The protagonist can experience that the Primary Plot Quest becomes something much more personal.
While this point is related to the plot, it usually is more of a character development. It does not have the same emphasis as a PLOT PIVOT.
SCENT OF A WOMAN: Charlie learns that the colonel plans to kill himself at the end of the weekend.
SLEEPING WITH THE ENEMY: Laura's husband is on her trail. He realises that she is alive.
Pages 61-65 - GRACE
Pages 61-90 - INTENSIFICATION
The protagonist s drive increases to match the increasing conflict. Both the protagoist and the audience realises that this is definately no walk in the park. Achieving the PRIMARY QUEST looks a bit iffy.
SCENT OF A WOMAN: Now that Charlie knows the colonel plans on suicide, Charlie is much more aware and wary of the situation.
SLEEPING WITH THE ENEMY: Laura's husband moves in for the kill
Pages 85-90 - PLOT PIVOT 2
All that hard work down the drain. Or is it?
SLEEPING WITH THE ENEMY: Laura discovers that her husband knows where
Pages 90-108 - THE SPRINT SEGMENT
Something happens in this sequence, closer to the beginning than the end, through which the protagonist gains some nugget of wisdom.
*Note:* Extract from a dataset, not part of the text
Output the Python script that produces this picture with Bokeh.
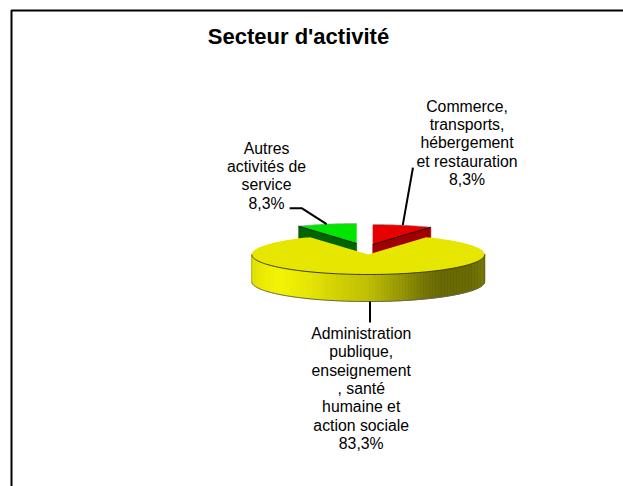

The protagonist may experience something that makes him/her realise something they didn t know. Something that helps them or something that shows that they have learned/experienced something they hadn t planned on when they began the journey.
Pages 108-115 - CLIMAX
Unforunately for the protagonist, however, the main antagonist, or nemesis, just happens to be standing in their way. This is a "life and death" or a "choose love or nothing" situation. The crucial point where the protagonist has to do the ultimate battle, whether physical (in a plot-based story) or emotional (in a character-based story.
SCENT OF A WOMAN: The colonel helps Charlie get out of his predicament
at school by giving that moving speech.
Pages 115-120 - DENOUMENT OR SOLUTION
SCENT OF A WOMAN: Charlie drops off the colonel at home and watches him make amends by being nice to his niece and nephew.